When an excellent federation CEO left the system to lead FRD for our most major overseas partner, his compensation requirement was simple: that it equal the amount he would have been paid had he remained as his federation's CEO. This was agreed to by the organization's Chairs but came as a shock to many within the organization, some of whom used that compensation as a basis on which they worked in the shadows to undermine the new FRD professional's work from the get-go. My response when asked: "It's the price one pays to get the best -- but be certain you are getting the best before you pay or overpay for mediocrity." (In the instance of this example, the FRD professional has far, far exceeded what I or anyone else could have predicted -- raising tens of millions essentially on his own.) Organizations which have paid far more for far, far less are the ones whose leaders should hang their heads in embarrassment.

In too many instances today, the lay leadership rationale for what was once considered to be "excess compensation" is: "I have comparative numbers that justify this pay level in my file." And, that's it -- not performance, not success, not even competency; just a file that will withstand IRS or State scrutiny and will "protect me.". In the trial of former Virginia Governor Bob McDonnell and his wife for, among other things, public corruption, the Judge gave a seminal definition of "circumstantial evidence" in his jury instructions. The Judge   defined by example: "...awakening after a cold night to find six inches of fresh snow on the ground and concluding that it snowed overnight." This is exactly the parallel evidence that the JFNA Board Chair and his cronies and too many Federation leaders have chosen to ignore in awarding compensation unrelated to performance or success. 

Of great interest in this context is the requirement of New York State non-profit law that executive compensation directly relate amount of pay to achievement. As one New York State Attorney General put it: "the compensation paid must equate with the value of the services received." In other words, a State law requires more of non-profit CEOs and the Boards who hire them than do the lay leaders of the regulated non-profits themselves.

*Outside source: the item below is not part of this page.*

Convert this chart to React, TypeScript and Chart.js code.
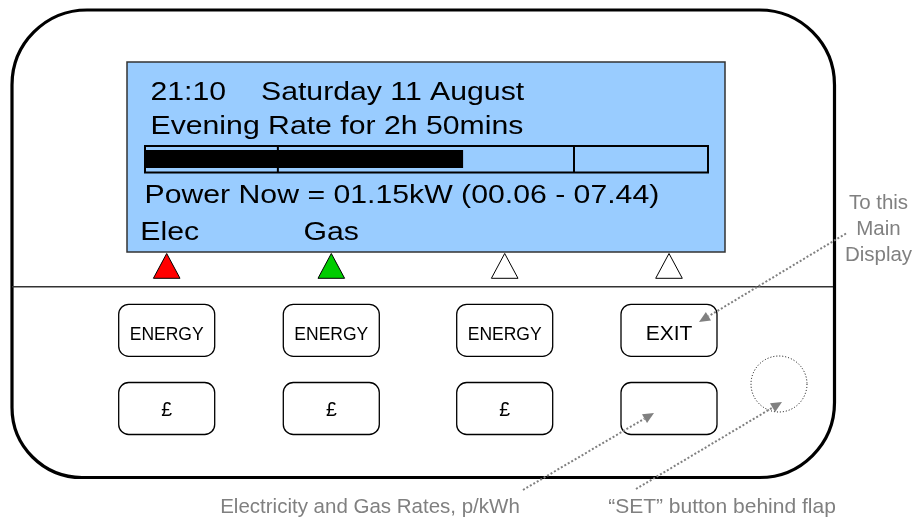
import React, { useEffect, useRef } from "react";
import { Chart, registerables } from "chart.js";

Chart.register(...registerables);

// ---- content ----
const clockText = "21:10";
const dateText = "Saturday 11 August";
const rateText = "Evening Rate for 2h 50mins";
const powerText = "Power Now = 01.15kW (00.06 - 07.44)";
const tabLabels = ["Elec", "Gas", "", ""];
const indicatorColors = ["#FF0000", "#00CC00", "#FFFFFF", "#FFFFFF"];
const topButtonLabels = ["ENERGY", "ENERGY", "ENERGY", "EXIT"];
const bottomButtonLabels = ["£", "£", "£", ""];
const progressDividers = [0.236, 0.762];
const progressValue = 0.565;
const sideNote = ["To this", "Main", "Display"];
const ratesNote = "Electricity and Gas Rates, p/kWh";
const setNote = "\u201CSET\u201D button behind flap";

// ---- layout (diagram units) ----
const W = 921;
const H = 520;
const columnX = [166.7, 331.3, 504.7, 669];
const FONT = '"Liberation Sans", Arial, Helvetica, sans-serif';

const diagramPlugin = {
  id: "diagram",
  afterDraw(chart: any) {
    const ctx: CanvasRenderingContext2D = chart.ctx;
    const xs = chart.scales.x;
    const ys = chart.scales.y;
    const px = (v: number) => xs.getPixelForValue(v);
    const py = (v: number) => ys.getPixelForValue(v);

    ctx.save();
    ctx.fillStyle = "#FFFFFF";
    ctx.fillRect(px(0), py(0), px(W) - px(0), py(H) - py(0));

    // outer casing
    ctx.beginPath();
    (ctx as any).roundRect(px(12), py(10), px(834.5) - px(12), py(477.5) - py(10), [75, 75, 75, 70]);
    ctx.lineWidth = 3.2;
    ctx.strokeStyle = "#000000";
    ctx.stroke();

    // LCD
    ctx.fillStyle = "#99CCFF";
    ctx.fillRect(px(127), py(62), px(725) - px(127), py(252) - py(62));
    ctx.lineWidth = 1.5;
    ctx.strokeStyle = "#333333";
    ctx.strokeRect(px(127), py(62), px(725) - px(127), py(252) - py(62));

    const stretched = (t: string, x: number, y: number) => {
      ctx.save();
      ctx.translate(px(x), py(y));
      ctx.scale(1.185, 1);
      ctx.fillStyle = "#000000";
      ctx.font = `25.5px ${FONT}`;
      ctx.textAlign = "left";
      ctx.textBaseline = "alphabetic";
      ctx.fillText(t, 0, 0);
      ctx.restore();
    };
    stretched(clockText, 150.5, 100);
    stretched(dateText, 261, 100);
    stretched(rateText, 150.5, 134.3);
    stretched(powerText, 144.5, 203);
    const tabX = [140.3, 303.5];
    tabLabels.forEach((t, i) => {
      if (t && i < tabX.length) stretched(t, tabX[i], 240);
    });

    // progress bar
    const bx0 = 145, bx1 = 708, by0 = 146, by1 = 172.5;
    ctx.fillStyle = "#000000";
    ctx.fillRect(px(bx0), py(150), px(bx0 + (bx1 - bx0) * progressValue) - px(bx0), py(168) - py(150));
    ctx.lineWidth = 2;
    ctx.strokeStyle = "#000000";
    ctx.strokeRect(px(bx0), py(by0), px(bx1) - px(bx0), py(by1) - py(by0));
    progressDividers.forEach((f) => {
      const x = px(bx0 + (bx1 - bx0) * f);
      ctx.beginPath();
      ctx.moveTo(x, py(by0));
      ctx.lineTo(x, py(by1));
      ctx.stroke();
    });

    // indicator triangles
    indicatorColors.forEach((c, i) => {
      const cx = columnX[i];
      ctx.beginPath();
      ctx.moveTo(px(cx), py(253.5));
      ctx.lineTo(px(cx + 13.3), py(278.3));
      ctx.lineTo(px(cx - 13.3), py(278.3));
      ctx.closePath();
      ctx.fillStyle = c;
      ctx.fill();
      ctx.lineWidth = 1;
      ctx.strokeStyle = "#000000";
      ctx.stroke();
    });

    // separator
    ctx.beginPath();
    ctx.moveTo(px(12), py(286.7));
    ctx.lineTo(px(833), py(286.7));
    ctx.lineWidth = 1.4;
    ctx.strokeStyle = "#333333";
    ctx.stroke();

    // buttons
    const drawButton = (cx: number, top: number, label: string, size: number, base: number) => {
      ctx.beginPath();
      (ctx as any).roundRect(px(cx - 48), py(top), px(cx + 48) - px(cx - 48), py(top + 52) - py(top), 10);
      ctx.fillStyle = "#FFFFFF";
      ctx.fill();
      ctx.lineWidth = 1.3;
      ctx.strokeStyle = "#000000";
      ctx.stroke();
      if (label) {
        ctx.fillStyle = "#000000";
        ctx.font = `${size}px ${FONT}`;
        ctx.textAlign = "center";
        ctx.textBaseline = "alphabetic";
        ctx.fillText(label, px(cx), py(base));
      }
    };
    topButtonLabels.forEach((l, i) => {
      const big = l === "EXIT";
      drawButton(columnX[i], 304.3, l, big ? 21 : 17.5, big ? 339.5 : 340.3);
    });
    bottomButtonLabels.forEach((l, i) => drawButton(columnX[i], 382.5, l, 19.5, 415.5));

    // flap circle
    ctx.beginPath();
    ctx.arc(px(779), py(384), 28, 0, Math.PI * 2);
    ctx.setLineDash([1, 2]);
    ctx.lineWidth = 1;
    ctx.strokeStyle = "#000000";
    ctx.stroke();
    ctx.setLineDash([]);

    // annotation text
    ctx.fillStyle = "#808080";
    ctx.textAlign = "center";
    ctx.font = `20.5px ${FONT}`;
    sideNote.forEach((t, i) => ctx.fillText(t, px(878.5), py(209 + i * 26)));
    ctx.font = `20.5px ${FONT}`;
    ctx.fillText(ratesNote, px(370), py(513));
    ctx.font = `21px ${FONT}`;
    ctx.fillText(setNote, px(722), py(512.7));

    // dotted arrows
    const arrow = (x0: number, y0: number, tx: number, ty: number) => {
      const a = Math.atan2(py(ty) - py(y0), px(tx) - px(x0));
      const len = 11, hw = 5;
      const bxp = px(tx) - len * Math.cos(a);
      const byp = py(ty) - len * Math.sin(a);
      ctx.beginPath();
      ctx.moveTo(px(x0), py(y0));
      ctx.lineTo(bxp, byp);
      ctx.setLineDash([2, 2]);
      ctx.lineWidth = 2;
      ctx.strokeStyle = "#808080";
      ctx.stroke();
      ctx.setLineDash([]);
      ctx.beginPath();
      ctx.moveTo(px(tx), py(ty));
      ctx.lineTo(bxp + hw * Math.sin(a), byp - hw * Math.cos(a));
      ctx.lineTo(bxp - hw * Math.sin(a), byp + hw * Math.cos(a));
      ctx.closePath();
      ctx.fillStyle = "#808080";
      ctx.fill();
    };
    arrow(846, 233.5, 699, 322);
    arrow(523, 490, 654, 413);
    arrow(636, 489, 782, 402);

    ctx.restore();
  },
};

export default function App() {
  const ref = useRef<HTMLCanvasElement | null>(null);
  useEffect(() => {
    if (!ref.current) return;
    const chart = new Chart(ref.current, {
      type: "scatter",
      data: { datasets: [] },
      options: {
        animation: false,
        responsive: false,
        maintainAspectRatio: false,
        layout: { padding: 0 },
        plugins: { legend: { display: false }, tooltip: { enabled: false } },
        scales: {
          x: { type: "linear", min: 0, max: W, display: false },
          y: { type: "linear", min: 0, max: H, reverse: true, display: false },
        },
      },
      plugins: [diagramPlugin],
    } as any);
    return () => chart.destroy();
  }, []);
  return (
    <div style={{ position: "absolute", left: 0, top: 0, width: W, height: H, background: "#fff" }}>
      <canvas ref={ref} width={W} height={H} style={{ display: "block", width: W, height: H }} />
    </div>
  );
}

How and when will this stop? When will lay boards and officers stand up and "just say no" to the preposterous demands of job applicants and sitting CEOs who have not demonstrated success? Well, probably...never. Unless at some point there is a court decision determining that "compensation fairness opinions"  and comparative data are insufficient, in and of themselves, to award compensation unrelated to successful achievement. 

In other words...never.


1 comment:

Anonymous said...

Sadly, the CEOs and their ilk in non-profits take their cues from the for-profit world.

It is hard to imagine an individual that has done more damage to more individuals in America in the past 5-10 years than Jaime Dimon of JPMorgan Chase.

Frankly, this man should be in jail. At minimum, he should be out of a job. Instead, he is still in demand and lavished with riches.